#### Input
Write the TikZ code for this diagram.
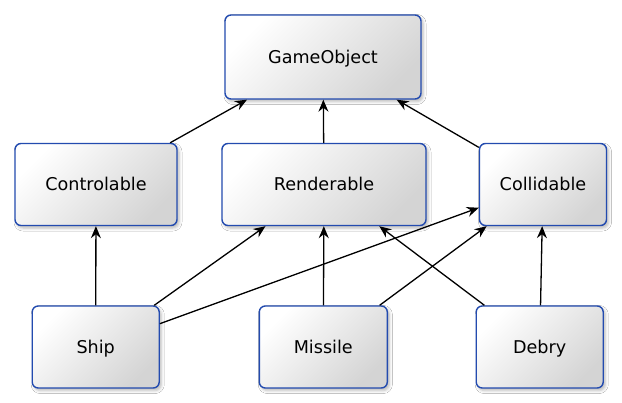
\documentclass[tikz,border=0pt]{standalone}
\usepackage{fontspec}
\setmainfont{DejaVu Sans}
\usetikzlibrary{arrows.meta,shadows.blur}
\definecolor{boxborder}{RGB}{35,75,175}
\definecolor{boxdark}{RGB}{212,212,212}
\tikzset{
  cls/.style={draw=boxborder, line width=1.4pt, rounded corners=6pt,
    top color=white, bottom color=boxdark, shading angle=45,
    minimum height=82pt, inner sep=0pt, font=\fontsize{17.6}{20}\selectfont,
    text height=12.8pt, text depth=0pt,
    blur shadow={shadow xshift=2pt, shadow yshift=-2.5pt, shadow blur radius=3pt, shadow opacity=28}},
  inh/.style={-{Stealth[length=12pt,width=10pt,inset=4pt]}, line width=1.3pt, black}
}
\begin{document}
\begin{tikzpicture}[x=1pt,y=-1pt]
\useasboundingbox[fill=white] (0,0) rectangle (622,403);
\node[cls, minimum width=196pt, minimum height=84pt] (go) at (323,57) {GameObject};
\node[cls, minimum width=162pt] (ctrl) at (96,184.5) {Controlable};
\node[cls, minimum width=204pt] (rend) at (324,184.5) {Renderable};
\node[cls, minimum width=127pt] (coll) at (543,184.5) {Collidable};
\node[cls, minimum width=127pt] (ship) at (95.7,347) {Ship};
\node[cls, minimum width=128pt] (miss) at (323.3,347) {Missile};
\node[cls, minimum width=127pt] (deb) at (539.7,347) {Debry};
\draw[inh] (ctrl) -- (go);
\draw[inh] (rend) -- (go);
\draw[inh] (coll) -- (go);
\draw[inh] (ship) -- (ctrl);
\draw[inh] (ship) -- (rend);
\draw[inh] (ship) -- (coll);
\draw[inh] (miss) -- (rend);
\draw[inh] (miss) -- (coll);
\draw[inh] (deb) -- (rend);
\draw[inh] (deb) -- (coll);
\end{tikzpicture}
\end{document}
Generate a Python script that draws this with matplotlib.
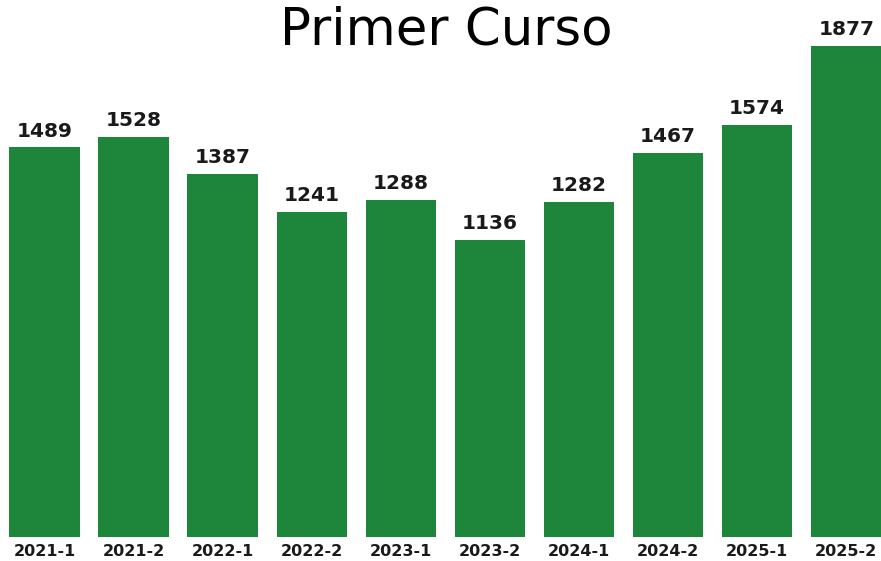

#### What you will do
Each record above should be copied character for character, with pictures dropped.

#### Task output
Write the TikZ code for this diagram.
\documentclass[tikz,border=0pt]{standalone}
\usepackage{fontspec}
\setmainfont{DejaVu Sans}
\usetikzlibrary{arrows.meta,shadows.blur}
\definecolor{boxborder}{RGB}{35,75,175}
\definecolor{boxdark}{RGB}{212,212,212}
\tikzset{
  cls/.style={draw=boxborder, line width=1.4pt, rounded corners=6pt,
    top color=white, bottom color=boxdark, shading angle=45,
    minimum height=82pt, inner sep=0pt, font=\fontsize{17.6}{20}\selectfont,
    text height=12.8pt, text depth=0pt,
    blur shadow={shadow xshift=2pt, shadow yshift=-2.5pt, shadow blur radius=3pt, shadow opacity=28}},
  inh/.style={-{Stealth[length=12pt,width=10pt,inset=4pt]}, line width=1.3pt, black}
}
\begin{document}
\begin{tikzpicture}[x=1pt,y=-1pt]
\useasboundingbox[fill=white] (0,0) rectangle (622,403);
\node[cls, minimum width=196pt, minimum height=84pt] (go) at (323,57) {GameObject};
\node[cls, minimum width=162pt] (ctrl) at (96,184.5) {Controlable};
\node[cls, minimum width=204pt] (rend) at (324,184.5) {Renderable};
\node[cls, minimum width=127pt] (coll) at (543,184.5) {Collidable};
\node[cls, minimum width=127pt] (ship) at (95.7,347) {Ship};
\node[cls, minimum width=128pt] (miss) at (323.3,347) {Missile};
\node[cls, minimum width=127pt] (deb) at (539.7,347) {Debry};
\draw[inh] (ctrl) -- (go);
\draw[inh] (rend) -- (go);
\draw[inh] (coll) -- (go);
\draw[inh] (ship) -- (ctrl);
\draw[inh] (ship) -- (rend);
\draw[inh] (ship) -- (coll);
\draw[inh] (miss) -- (rend);
\draw[inh] (miss) -- (coll);
\draw[inh] (deb) -- (rend);
\draw[inh] (deb) -- (coll);
\end{tikzpicture}
\end{document}
Generate a Python script that draws this with matplotlib.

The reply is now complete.